Flintshire Council funding comes from three core areas, 67% from the Welsh Government, 28% from Council Tax, and 5% from the fees it charges for some services such as planning fees and garden waste charges.
Any council budget shortfall invariably means reducing services and jobs and a Council Tax hike for local residents.
The Leader of the Council, Councillor Ian Roberts said he welcomed next year’s local government funding settlement from Welsh Government, with Flintshire receiving an uplift of 8.4% in funding from Welsh Government.
He said: “The settlement is positive news and I take this opportunity to thank Welsh Government for listening to the concerns expressed during the period up to the recent settlement announcement.”

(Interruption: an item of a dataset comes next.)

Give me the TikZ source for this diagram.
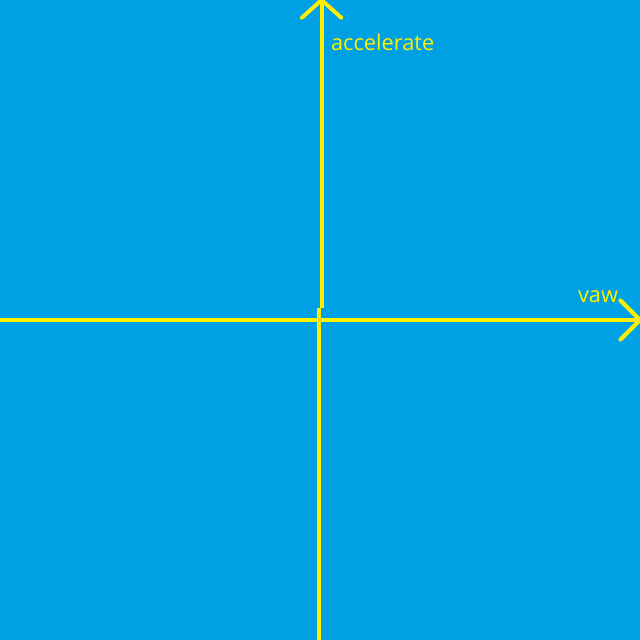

“As a Council, our discussions are ongoing with the WLGA and Welsh Government over the funding formula.”
“The current economic conditions are creating significant challenges within our communities and this improved position of an uplift of 8.4% will assist greatly in working towards a balanced budget position. ”
“There remains considerable pressure in all of our Council Services with those in Social Services being particularly challenging and this situation is set to continue.”
“Overall the economic outlook remains very difficult and the additional funding will contribute to mitigating some of these pressures. ”
“We will now take time to work through the implications for the Council and its services and in the New Year present our understanding and the implications of the settlement for services.”
Commenting, Welsh Conservative Shadow Local Government Minister, Sam Rowlands MS said:
“I welcome the funding settlements for councils that bares a degree of reflection to the substantial usable reserves held by some councils.
“It is worth repeating these calls as the hundreds of millions of reserves could certainly be put to better use delivering frontline services to local people.
“We were also pleased to see that our calls for fair funding for rural communities being listened to, with North Wales councils finally finding themselves in the top half of the table.”
10 of the 22 Welsh councils had usable reserves of over £100 million. Rhondda Cynon Taf council had been sitting on £207 million, according to the Labour Government’s own figures.
Councillor Andrew Morgan OBE Welsh Local Government Association Leader said:
“Local services are the bedrock of our communities which are relied on by so many every day.”
“We are very grateful to the Minister for listening to our case for investment in social care, schools, and other key services provided by local authorities. ”
“We are pleased that our expectations of funding from the consequential were exceeded. However, the economic outlook remains bleak which means that councils will still have to take difficult decisions to meet spiralling budget gaps due to energy bills, inflation and pay costs.”
“This settlement covers just over half of the pressure we face in the next financial year. We will look forward to continuing the constructive engagement with Welsh Government so that we can work together to deliver for Wales.”
A 7-week consultation on the provisional settlement has opened today, which will end on 2 February 2023.